The Backbencher pub's puppets have had a revamp.
But National's new leader Simon Bridges will have to wait a little longer before he too earns a figure of his own.
Ms Ardern attended the unveiling on Wednesday evening, watching as her likeness was added to the pub's vast array of political puppets.
The new addition depicts the prime minister as a particularly toothy DJ kitted out in a red tracksuit, with turntable in front and headphones in one hand.
"I predicted that you would really play up my eyes," Ms Ardern quipped.
"Thank you for immortalising me ... my orthodontist Mark Ewing would be so proud."
She described her effigy as "a character from Trainspotting at best, and Glee at worst" and said it was a "remarkable piece" given she'd only professionally DJ-ed once.

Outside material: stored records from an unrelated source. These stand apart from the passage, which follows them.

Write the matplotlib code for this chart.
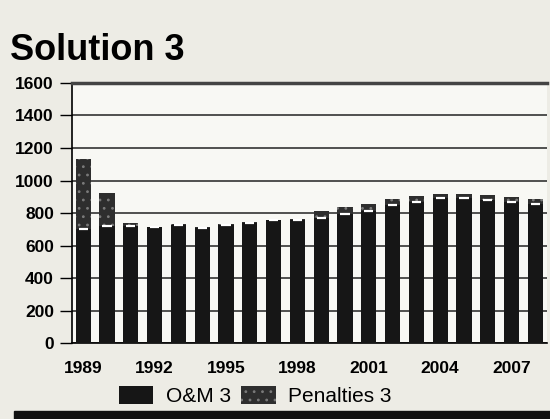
import numpy as np
import matplotlib
matplotlib.use('Agg')
import matplotlib.pyplot as plt
from matplotlib.patches import Rectangle

# data
years = list(range(1989, 2009))
om = [700, 720, 722, 712, 728, 708, 726, 740, 755, 760,
      772, 792, 812, 848, 868, 892, 890, 880, 866, 855]
penalties = [430, 205, 15, 4, 4, 4, 4, 3, 2, 3,
             42, 47, 41, 38, 37, 23, 27, 33, 34, 29]
tick_years = [1989, 1992, 1995, 1998, 2001, 2004, 2007]
yticks = [0, 200, 400, 600, 800, 1000, 1200, 1400, 1600]

plt.rcParams['font.family'] = ['Liberation Sans', 'DejaVu Sans']
plt.rcParams['hatch.linewidth'] = 0.8

fig = plt.figure(figsize=(5.5, 4.19), dpi=100, facecolor='#edece5')
ax = fig.add_axes([0.131, 0.181, 0.864, 0.621])
ax.set_facecolor('#f8f8f4')

x = np.arange(len(years))
w = 0.64
ax.bar(x, om, width=w, color='#161616', zorder=3, label='O&M 3')
ax.bar(x, penalties, bottom=om, width=w, color='#2e2e2e', hatch='..',
       edgecolor='#7a7a7a', linewidth=0, zorder=3, label='Penalties 3')
# white seam between the two parts
ax.hlines(om, x - w * 0.3, x + w * 0.3, color='white', lw=1.6, zorder=4)

ax.set_xlim(-0.47, len(years) - 0.5)
ax.set_ylim(0, 1600)
ax.set_yticks(yticks)
ax.set_yticklabels([str(v) for v in yticks], fontsize=12.5, fontweight='bold')
ax.set_xticks([years.index(y) for y in tick_years])
ax.set_xticklabels([str(y) for y in tick_years], fontsize=12.5, fontweight='bold')
ax.tick_params(axis='x', length=0, pad=13)
ax.tick_params(axis='y', length=9, width=1, direction='out', pad=4)
ax.yaxis.grid(True, color='#222222', lw=1.1, zorder=1)

ax.spines['right'].set_visible(False)
ax.spines['top'].set_linewidth(2.5)
ax.spines['top'].set_color('#444444')
ax.spines['left'].set_linewidth(1.2)
ax.spines['bottom'].set_linewidth(1.2)

fig.text(0.018, 0.857, 'Solution 3', fontsize=26, fontweight='bold',
         ha='left', va='baseline')

fig.legend(*ax.get_legend_handles_labels(), loc='center',
           bbox_to_anchor=(0.464, 0.055), ncol=2, frameon=False, fontsize=15,
           handlelength=1.65, handleheight=1.0, columnspacing=0.5,
           handletextpad=0.6, borderpad=0)

# dark band along the bottom edge of the scan
fig.patches.append(Rectangle((0.026, 0.0), 0.974, 0.02, transform=fig.transFigure,
                             color='#111111', zorder=0))

plt.savefig('out.png', dpi=100, facecolor=fig.get_facecolor())
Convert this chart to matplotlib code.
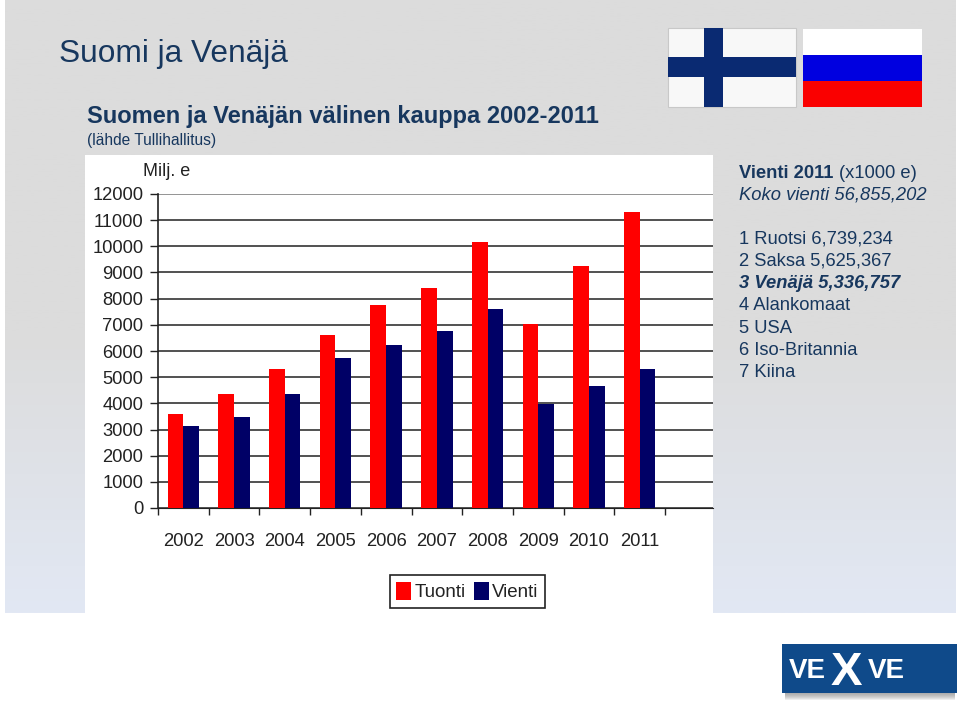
import numpy as np
import matplotlib
matplotlib.use("Agg")
import matplotlib.pyplot as plt
from matplotlib.patches import Rectangle

plt.rcParams['font.family'] = ['Liberation Sans', 'DejaVu Sans']

years = ["2002", "2003", "2004", "2005", "2006", "2007", "2008", "2009", "2010", "2011"]
tuonti = [3590, 4360, 5310, 6610, 7760, 8400, 10160, 7030, 9250, 11300]
vienti = [3130, 3480, 4360, 5730, 6230, 6760, 7600, 3970, 4660, 5310]
y_ticks = [0, 1000, 2000, 3000, 4000, 5000, 6000, 7000, 8000, 9000, 10000, 11000, 12000]

W, H = 960, 703
navy = "#17375e"
fig = plt.figure(figsize=(W / 100, H / 100), dpi=100, facecolor="white")

# whole slide in pixel coordinates
bg = fig.add_axes([0, 0, 1, 1])
bg.axis("off")

grad = np.ones((256, 1, 3))
top = np.array([220, 220, 220]) / 255
bottom = np.array([226, 232, 244]) / 255
for i in range(256):
    t = max(0, (i / 255 - 0.55) / 0.45)
    grad[i, 0] = top + (bottom - top) * t
bg.imshow(grad, extent=[5, 956, 613, 0], aspect="auto", zorder=0)
bg.set_xlim(0, W)
bg.set_ylim(H, 0)
bg.add_patch(Rectangle((85, 155), 628, 458, fc="white", ec="none", zorder=1))

bg.text(59, 54, "Suomi ja Venäjä", fontsize=22.8, color=navy, va="center")
bg.text(87, 116, "Suomen ja Venäjän välinen kauppa 2002-2011", fontsize=17, color=navy,
        weight="bold", va="center")
bg.text(87, 140, "(lähde Tullihallitus)", fontsize=11.2, color=navy, va="center")
bg.text(143, 172, "Milj. e", fontsize=13, color="#222222", va="center")

# flags
bg.add_patch(Rectangle((668, 28), 128, 79, fc="#f8f8f8", ec="#c8c8c8", lw=0.8, zorder=2))
bg.add_patch(Rectangle((704, 28), 19, 79, fc="#0a2a72", ec="none", zorder=3))
bg.add_patch(Rectangle((668, 57), 128, 20, fc="#0a2a72", ec="none", zorder=3))
bg.add_patch(Rectangle((803, 29), 119, 26, fc="white", ec="none", zorder=2))
bg.add_patch(Rectangle((803, 55), 119, 26, fc="#0000e0", ec="none", zorder=2))
bg.add_patch(Rectangle((803, 81), 119, 26, fc="#fa0000", ec="none", zorder=2))

# right hand text
bg.text(739, 173, "Vienti 2011", fontsize=13.2, color=navy, weight="bold", va="center")
bg.text(839, 173, "(x1000 e)", fontsize=13.2, color=navy, va="center")
bg.text(739, 195, "Koko vienti 56,855,202", fontsize=13.2, color=navy, style="italic", va="center")
rows = ["1 Ruotsi 6,739,234", "2 Saksa 5,625,367", "3 Venäjä 5,336,757",
        "4 Alankomaat", "5 USA", "6 Iso-Britannia", "7 Kiina"]
for i, row in enumerate(rows):
    if i == 2:
        bg.text(739, 239 + i * 22.3, row, fontsize=13.2, color=navy, weight="bold",
                style="italic", va="center")
    else:
        bg.text(739, 239 + i * 22.3, row, fontsize=13.2, color=navy, va="center")

# logo
for i in range(7):
    bg.add_patch(Rectangle((785, 693), 170, i + 1, fc="#808080", ec="none", alpha=0.13, zorder=2))
bg.add_patch(Rectangle((782, 644), 175, 49, fc="#0f4a8a", ec="none", zorder=3))
bg.text(789, 671, "VE", fontsize=20, color="white", weight="bold", va="center", zorder=4)
bg.text(831, 673, "X", fontsize=34, color="white", weight="bold", va="center", zorder=4)
bg.text(868, 671, "VE", fontsize=20, color="white", weight="bold", va="center", zorder=4)

# chart
x0, x1, y0, y1 = 158, 713, 508, 194
step = 50.7
ax = fig.add_axes([x0 / W, 1 - y0 / H, (x1 - x0) / W, (y0 - y1) / H])
ax.patch.set_alpha(0)
pos = np.arange(len(years)) + 0.5
w = 0.31
ax.bar(pos - w / 2, tuonti, w, color="#ff0000", label="Tuonti", zorder=3)
ax.bar(pos + w / 2, vienti, w, color="#000066", label="Vienti", zorder=3)
ax.set_xlim(0, (x1 - x0) / step)
ax.set_ylim(0, 12000)
ax.set_yticks(y_ticks)
ax.set_yticklabels([str(v) for v in y_ticks], fontsize=13.2, color="#222222")
ax.set_xticks(np.arange(len(years) + 1))
ax.set_xticklabels([])
ax.set_xticks(pos, minor=True)
ax.set_xticklabels(years, minor=True, fontsize=13.2, color="#222222")
ax.tick_params(axis="y", length=5.5, width=1, color="#222222", pad=5)
ax.tick_params(axis="x", which="major", length=5, width=1, color="#222222")
ax.tick_params(axis="x", which="minor", length=0, pad=18)
ax.grid(axis="y", color="#222222", lw=1.1, zorder=1)
ax.get_ygridlines()[-1].set_color("#777777")
ax.spines[["top", "right"]].set_visible(False)
ax.spines[["left", "bottom"]].set_color("#222222")
ax.spines["left"].set_linewidth(1.2)

leg = fig.legend(loc="center", bbox_to_anchor=(467.5 / W, 1 - 591.5 / H), ncol=2, fontsize=13.5,
                 frameon=True, fancybox=False, edgecolor="#222222", framealpha=1,
                 handlelength=0.8, handleheight=1.1, handletextpad=0.2, columnspacing=0.4,
                 labelcolor="#222222", borderpad=0.35, borderaxespad=0)
leg.get_frame().set_linewidth(1.2)

fig.savefig("out.png", dpi=100)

"But I guess you used to have [former United Future leader] Peter Dunne looking like he walked on water too."
A fresh tribute to Deputy Prime Minister Winston Peters was also revealed - his puppet's eighth outfit to be displayed at the establishment.
"I suppose, as the prime minister says, it's a sign of some sort of recognition - I don't know whether it's the finest," Mr Peters said.
"But I'm very proud of the fact that you haven't taken me down and put me away."
He went on.
"As Muhammad Ali would say, if they even dream of doing that, they should wake up and apologise."
Former National leader Bill English and Ilam MP Gerry Brownlee were also reimagined as "the guys on the way out".
Mr English's reconfigured-puppet was depicted carrying a bindle on stick with a sign overhead reading "Stage Door Exit".
When asked whether new National leader Simon Bridges might be next in line for a puppet, Backbencher owner Alistair Boyce was non-commital.
"People asked me when Phil Goff became leader of the Labour Party, would I make a puppet? And I had to say no, I don't believe he's gonna be there in three years' time.
"So I'm not sure about Simon Bridges. There's a few question marks there."
Mr Boyce said he commissioned Ms Ardern's puppet almost immediately after she was named leader of the Labour Party.
"It was a no-brainer, really ... it was pretty clear straight away that she was going to make a big impact."
The finished product took roughly three months to build and cost more than $10,000, he said.
Film artist Bryce Curtis has been creating the political puppets from latex rubber for the gastropub since 1990.
Other notable politicians to have effigies in their image have included John Key, Helen Clark, Jenny Shipley, Metiria Turei and Hone Harawira.